Wednesday, 17 October 2012

grief - advice to the others

Intellectually I realize that people are only attempting to make you feel less alone and be identified with, perhaps even just to express nice sounds, but when people say to me "I know how you feel" it often results in me wanting to turn and walk away from them.

So to anyone reading this who may be facing with this situation *(their friend or colleague having lost their husband or wife) please I beg you do not say "I know how you feel". Especially if you have not lost your wife of husband (or partner should you be gay).

Loosing a parent, however tragic and moving is (please note: I have lost my my mother only a few years ago and my father only in July) can not be compared to the the loss of a partner. That is so much more close to the bone as to be indescribable. In fact it cuts and breaks the bone and is pain so intense and lasting that I hope you never endure it. I believe it is the reason why so many people die when their wife dies. They die from either a broken heart or the medical conditions such as Takotsubo cardiomyopathy.

So if you are not in the situation where:
  • you are in a sexual relationship with your parent
  • building a house with your parent (for the purposes of raising your children)
  • sleeping every night and waking every morning with your parent
  • having deep conversations of how you feel
  • growing together with your parent (in order to live better with them and learn to resolve conflicts)
 then you just don't know how it feels

So despite your good intentions, do not say such nonsence and instead just express you are really very sorry.

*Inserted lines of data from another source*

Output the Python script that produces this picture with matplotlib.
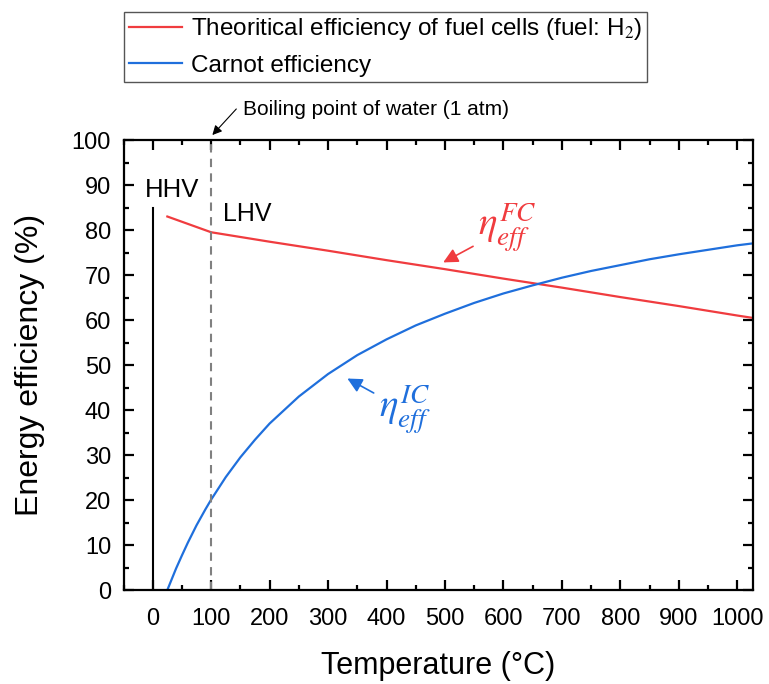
import matplotlib.pyplot as plt
from matplotlib.ticker import MultipleLocator

plt.rcParams['font.family'] = ['Liberation Sans', 'DejaVu Sans']
plt.rcParams['mathtext.fontset'] = 'stix'

# Теоретический КПД топливного элемента (H2)
fc_temp = [25, 100, 200, 300, 400, 500, 600, 700, 800, 900, 1000, 1025]
fc_eff = [83.0, 79.5, 77.4, 75.4, 73.3, 71.3, 69.2, 67.2, 65.1, 63.1, 61.0, 60.5]

# КПД цикла Карно
carnot_temp = [25, 30, 35, 40, 50, 60, 75, 90, 100, 125, 150, 175, 200, 250, 300,
               350, 400, 450, 500, 550, 600, 650, 700, 750, 800, 850, 900, 950,
               1000, 1025]
carnot_eff = [0.0, 1.6, 3.2, 4.8, 7.7, 10.5, 14.4, 17.9, 20.1, 25.1, 29.5, 33.4,
              37.0, 43.0, 48.0, 52.2, 55.7, 58.8, 61.4, 63.8, 65.9, 67.7, 69.4,
              70.9, 72.2, 73.5, 74.6, 75.6, 76.6, 77.0]

red = '#F03C3F'
blue = '#1F6FDC'

fig = plt.figure(figsize=(7.69, 6.84), dpi=100)
ax = fig.add_axes([0.1606, 0.1374, 0.8186, 0.6579])

ax.plot(fc_temp, fc_eff, color=red, lw=1.6,
        label='Theoritical efficiency of fuel cells (fuel: H$_2$)')
ax.plot(carnot_temp, carnot_eff, color=blue, lw=1.6, label='Carnot efficiency')

# HHV / LHV
ax.plot([0, 0], [0, 85], color='black', lw=1.5)
ax.axvline(100, color='gray', ls=(0, (4, 3)), lw=1.5)
ax.text(-13, 89, 'HHV', fontsize=18.5, va='center', ha='left',
        bbox=dict(facecolor='white', edgecolor='none', pad=1))
ax.text(120, 83.5, 'LHV', fontsize=18, va='center', ha='left')

ax.annotate('', xy=(102, 101.1), xytext=(143, 106.9), annotation_clip=False,
            arrowprops=dict(arrowstyle='-|>', color='black', lw=0.8,
                            mutation_scale=14, shrinkA=0, shrinkB=0))
ax.text(155, 105.6, 'Boiling point of water (1 atm)', fontsize=15,
        va='baseline', ha='left', clip_on=False)

ax.annotate(r'$\eta_{eff}^{FC}$', xy=(497, 72.8), xytext=(557, 80.5),
            fontsize=28, color=red, va='center', ha='left',
            arrowprops=dict(arrowstyle='-|>', color=red, lw=1.2,
                            mutation_scale=22, shrinkA=2, shrinkB=0))
ax.annotate(r'$\eta_{eff}^{IC}$', xy=(333, 47.0), xytext=(387, 40.0),
            fontsize=28, color=blue, va='center', ha='left',
            arrowprops=dict(arrowstyle='-|>', color=blue, lw=1.2,
                            mutation_scale=22, shrinkA=2, shrinkB=0))

ax.set_xlim(-50, 1027)
ax.set_ylim(0, 100)
ax.xaxis.set_major_locator(MultipleLocator(100))
ax.xaxis.set_minor_locator(MultipleLocator(50))
ax.yaxis.set_major_locator(MultipleLocator(10))
ax.yaxis.set_minor_locator(MultipleLocator(5))
ax.tick_params(which='both', direction='in', top=True, right=True, width=1.6)
ax.tick_params(which='major', length=7.5, labelsize=17)
ax.tick_params(which='minor', length=3.8)
ax.tick_params(axis='x', which='major', pad=13)
ax.tick_params(axis='y', which='major', pad=9)
for s in ax.spines.values():
    s.set_linewidth(1.6)

ax.set_xlabel('Temperature (°C)', fontsize=22, labelpad=15)
ax.set_ylabel('Energy efficiency (%)', fontsize=23, labelpad=19)

fig.legend(loc='upper left', bbox_to_anchor=(0.161, 0.983), borderaxespad=0,
           fontsize=17.5, fancybox=False, edgecolor='#555555', framealpha=1,
           handlelength=2.2, borderpad=0.2, labelspacing=0.5, handletextpad=0.35)

plt.savefig('out.png', dpi=100)
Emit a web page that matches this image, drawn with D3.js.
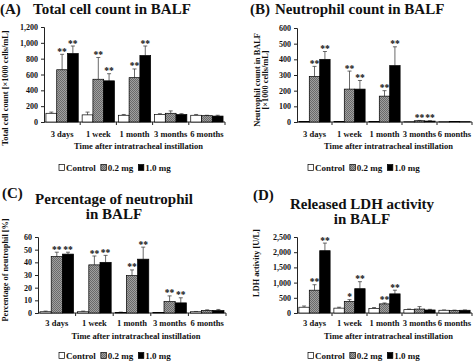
<!DOCTYPE html>
<html>
<head>
<meta charset="utf-8">
<script src="https://cdn.jsdelivr.net/npm/d3@7"></script>
<style>
body { margin: 0; background: #fff; }
svg { display: block; }
text { font-family: "Liberation Serif", Tinos, "Times New Roman", serif; font-weight: bold; fill: #111; }
</style>
</head>
<body>
<svg id="chart" width="474" height="364"></svg>
<script>
const categories = ['3 days', '1 week', '1 month', '3 months', '6 months'];
const groups = ['Control', '0.2 mg', '1.0 mg'];

// rows = time points, columns = [Control, 0.2 mg, 1.0 mg]
const totalMean = [[110, 660, 865], [90, 540, 520], [85, 560, 840], [95, 110, 95], [85, 80, 75]];
const totalSD   = [[15, 195, 95], [35, 275, 90], [10, 110, 120], [10, 30, 10], [10, 5, 10]];
const totalSig  = [['', '**', '**'], ['', '**', '**'], ['', '**', '**'], ['', '', ''], ['', '', '']];

const neutMean = [[3, 290, 400], [3, 210, 210], [3, 165, 360], [2, 8, 6], [2, 3, 2]];
const neutSD   = [[0, 65, 50], [0, 115, 55], [0, 35, 120], [0, 2, 2], [0, 0, 0]];
const neutSig  = [['', '**', '**'], ['', '**', '**'], ['', '**', '**'], ['', '**', '**'], ['', '', '']];

const pctMean = [[1, 44.5, 46.5], [1, 38, 40], [0.5, 29.5, 42.5], [0.3, 9, 8], [1, 2, 2]];
const pctSD   = [[0.5, 3.5, 1.5], [0.5, 7, 5.5], [0.2, 4.5, 9.5], [0.1, 4.5, 4], [0.2, 0.5, 0.8]];
const pctSig  = [['', '**', '**'], ['', '**', '**'], ['', '**', '**'], ['', '**', '**'], ['', '', '']];

const ldhMean = [[190, 750, 2050], [160, 380, 800], [150, 300, 630], [110, 130, 100], [90, 80, 90]];
const ldhSD   = [[40, 180, 250], [30, 60, 230], [30, 30, 120], [20, 80, 20], [10, 15, 10]];
const ldhSig  = [['', '**', '**'], ['', '*', '**'], ['', '**', '**'], ['', '', ''], ['', '', '']];

const xTitle = 'Time after intratracheal instillation';

const panels = [
    { letter: '(A)', lx: 0, ly: 14, title: ['Total cell count in BALF'], tx: 33, ty: 14, anchor: 'start',
      mean: totalMean, sd: totalSD, sig: totalSig, max: 1200, step: 200,
      x0: 44, x1: 225, yb: 122, yt: 27,
      yTitle: ['Total cell count [×1000 cells/mL]'], ytx: 8, yty: 88,
      catY: 137, xtY: 149, legY: 171, legX: 59 },
    { letter: '(B)', lx: 250, ly: 14, title: ['Neutrophil count in BALF'], tx: 275, ty: 14, anchor: 'start',
      mean: neutMean, sd: neutSD, sig: neutSig, max: 600, step: 100,
      x0: 297, x1: 472, yb: 122, yt: 28,
      yTitle: ['Neutrophil count in BALF', '[×1000 cells/mL]'], ytx: 260, yty: 80,
      catY: 137, xtY: 149, legY: 171, legX: 308 },
    { letter: '(C)', lx: 2, ly: 198, title: ['Percentage of neutrophil', 'in BALF'], tx: 114, ty: 204, anchor: 'middle',
      mean: pctMean, sd: pctSD, sig: pctSig, max: 60, step: 10,
      x0: 38, x1: 226, yb: 313, yt: 237,
      yTitle: ['Percentage of neutrophil [%]'], ytx: 8, yty: 270,
      catY: 326, xtY: 339, legY: 359, legX: 59 },
    { letter: '(D)', lx: 253, ly: 200, title: ['Released LDH activity', 'in BALF'], tx: 362, ty: 209, anchor: 'middle',
      mean: ldhMean, sd: ldhSD, sig: ldhSig, max: 2500, step: 500,
      x0: 297, x1: 472, yb: 313, yt: 237,
      yTitle: ['LDH activity [U/L]'], ytx: 259, yty: 263,
      catY: 326, xtY: 339, legY: 359, legX: 308 }
];

const svg = d3.select('#chart');

// checkered grey used for the 0.2 mg bars
const defs = svg.append('defs');
const pat = defs.append('pattern').attr('id', 'check')
    .attr('width', 2).attr('height', 2).attr('patternUnits', 'userSpaceOnUse');
pat.append('rect').attr('width', 2).attr('height', 2).attr('fill', '#a0a0a0');
pat.append('rect').attr('width', 1).attr('height', 1).attr('fill', '#6a6a6a');
pat.append('rect').attr('x', 1).attr('y', 1).attr('width', 1).attr('height', 1).attr('fill', '#6a6a6a');

const fills = ['#fff', 'url(#check)', '#000'];

function drawPanel(p) {
    const g = svg.append('g');

    g.append('text').attr('x', p.lx).attr('y', p.ly).attr('font-size', 15).text(p.letter);
    p.title.forEach((t, i) => g.append('text')
        .attr('x', p.tx).attr('y', p.ty + i * 15).attr('font-size', 15)
        .attr('text-anchor', p.anchor).text(t));

    const x = d3.scaleBand().domain(categories).range([p.x0, p.x1]);
    const xi = d3.scaleBand().domain(groups).range([0, x.bandwidth()]).paddingOuter(0.18);
    const y = d3.scaleLinear().domain([0, p.max]).range([p.yb, p.yt]);

    const yAxis = g.append('g').attr('transform', `translate(${p.x0},0)`)
        .call(d3.axisLeft(y).tickValues(d3.range(0, p.max + 1, p.step))
            .tickFormat(d3.format(',')).tickSize(3).tickPadding(3));
    yAxis.attr('font-family', null);
    yAxis.select('.domain').attr('stroke', '#222');
    yAxis.selectAll('.tick line').attr('stroke', '#222');
    yAxis.selectAll('text').attr('font-size', 8);

    // x axis: ticks sit on the band edges
    const edges = categories.map(c => x(c)).concat([p.x1]);
    g.append('line').attr('x1', p.x0).attr('x2', p.x1).attr('y1', p.yb).attr('y2', p.yb)
        .attr('stroke', '#222');
    g.selectAll('.xt').data(edges.slice(1)).join('line')
        .attr('x1', d => d).attr('x2', d => d).attr('y1', p.yb).attr('y2', p.yb + 3)
        .attr('stroke', '#222');
    g.selectAll('.cat').data(categories).join('text')
        .attr('x', d => x(d) + x.bandwidth() / 2).attr('y', p.catY)
        .attr('text-anchor', 'middle').attr('font-size', 8.5).text(d => d);
    g.append('text').attr('x', (p.x0 + p.x1) / 2 + 4).attr('y', p.xtY)
        .attr('text-anchor', 'middle').attr('font-size', 8.5).text(xTitle);

    p.yTitle.forEach((t, i) => g.append('text')
        .attr('transform', `translate(${p.ytx + i * 8},${p.yty}) rotate(-90)`)
        .attr('text-anchor', 'middle').attr('font-size', 8.3).text(t));

    const cells = [];
    categories.forEach((c, ci) => groups.forEach((gr, gi) => cells.push({
        c, gr, gi, v: p.mean[ci][gi], sd: p.sd[ci][gi], sig: p.sig[ci][gi]
    })));

    const bw = xi.bandwidth();
    // error bars (upper only)
    g.selectAll('.err').data(cells.filter(d => d.sd > 0)).join('path')
        .attr('d', d => {
            const cx = x(d.c) + xi(d.gr) + bw / 2;
            const top = y(d.v + d.sd), base = y(d.v);
            return `M${cx},${base}V${top}M${cx - 2},${top}H${cx + 2}`;
        })
        .attr('stroke', '#444').attr('stroke-width', 0.8).attr('fill', 'none');

    g.selectAll('.bar').data(cells).join('rect')
        .attr('x', d => x(d.c) + xi(d.gr))
        .attr('y', d => y(d.v))
        .attr('width', bw)
        .attr('height', d => p.yb - y(d.v))
        .attr('fill', d => fills[d.gi])
        .attr('stroke', '#000').attr('stroke-width', 0.7);

    g.selectAll('.sig').data(cells.filter(d => d.sig)).join('text')
        .attr('x', d => x(d.c) + xi(d.gr) + bw / 2)
        .attr('y', d => y(d.v + d.sd) + 0.5)
        .attr('text-anchor', 'middle').attr('font-size', 9.5).text(d => d.sig);

    // legend: swatch, label, then a small gap before the next swatch
    let lx = p.legX;
    groups.forEach((gr, gi) => {
        g.append('rect').attr('x', lx).attr('y', p.legY - 6.5).attr('width', 5.5).attr('height', 6)
            .attr('fill', fills[gi]).attr('stroke', '#000').attr('stroke-width', 0.7);
        const t = g.append('text').attr('x', lx + 7).attr('y', p.legY)
            .attr('font-size', 9).text(gr);
        lx += 7 + t.node().getComputedTextLength() + 5;
    });
}

panels.forEach(drawPanel);
</script>
</body>
</html>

Perhaps offer help or assistance, an ear to listen to.

But please don't say "I know how it feels" cos thankfully you don't.

At worst (depending on the person) you'll get a torrent of explaination or simply just appear to be the ignorant fool that you perhaps really are.

This is something that I have found to be a common feeling in the others I have met who are in my situation.

PS a friend who has also lost her parents and husband sent me this image today. I feel its poignant and wished to add it to this post.

3 comments:

Noons said...

One of the hardest things to learn in life - because school teaches us nothing of this - is how to forget.
It is very - nay, exceedingly! - hard to learn and do in a measured and adequate fashion.
Not something one can wish or advise on others either - it has to be learned by each person as and when they're faced with the horrendous need to do it.
I often wonder what would happen to me if one of my kids had a fatal event and have to admit I'm ashamed at some of the possibilities and scenarios my mind can conceive of.

Here is hoping you will find your way to and how much to forget, buddy.

obakesan said...

Thanks Noons

its a hard line to tread. Personally I will try to not forget anything, but try to move on and become something which incorporates her memory and her love while not being destroyed by her loss.

Noons said...

Aye! That is indeed - IMO - the best tribute you can give to Anita and your time together.
Mind you: not easy at all!
At least on my feeble understanding of what's going on in your mind and life right now.
But if you can pull it off, it'll indeed be an amazing thing!